Надя берет со стола таблетку в бумажке и идет в самый конец коридора, к крайней палате, у окна.
Дверь палаты приоткрыта. Из палаты доносятся хриплые стоны — человек стонет мерно, словно капает из крана вода или тикают часы:
— А… А… А…
Надя на мгновение задерживается у двери палаты, глубоко вдыхает, сглатывает — и толкает дверь плечом. В палате — три кровати. На одной спит мужчина, накрыв голову подушкой. На другой — молодой парень, иссохший, лысый, к руке тянется трубочка капельницы. На третьей — Олег. Он страшно исхудал, лежит, запрокинув голову, небритый, глаза полузакрыты, из широко раскрытого рта доносятся хриплые стоны. К его руке тоже тянется трубочка капельницы.
Молодой парень с соседней кровати с ненавистью смотрит на Надю и капризно говорит:
— Хоть бы ты его скорее забрала, что ли! День и ночь орет, никаких сил больше нету… Тот-то, — он кивает на спящего соседа, — полуглухой, он хоть спать может. А я… Я здесь для лечения лежу, мне тоже сон нужен!
— Олег тоже для лечения здесь лежит, — спокойно отвечает Надя, ставя сапоги — на пол, пакет — на стул.
— Да какое ему лечение?! У него уж четвертая стадия! Лечение… Другим только мучение — его лечение! Забери ты его, пусть дома умрет… В кругу семьи.
При этих словах Надя вздрагивает и пристально смотрит на парня с соседней койки. Но ничего не говорит.

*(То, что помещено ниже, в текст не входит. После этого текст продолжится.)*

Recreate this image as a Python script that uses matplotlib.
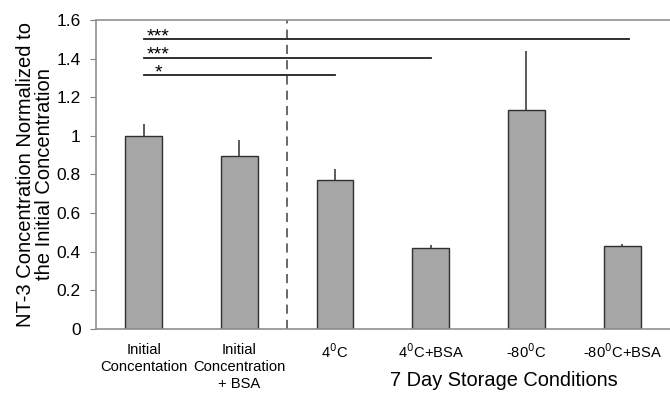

Склоняется к Олегу, гладит его кончиками пальцев по лбу, касается щеки, шепчет нежно:
— Олежек! Олежек, я пришла…
— Он не слышит тебя! Он ничего уже не понимает! — злобно бормочет парень с соседней койки и передразнивает Надю: — «Олежек», «Олежек»…
Надя продолжает гладить лицо Олега. Тот открывает глаза, смотрит на нее и принимается стонать еще громче.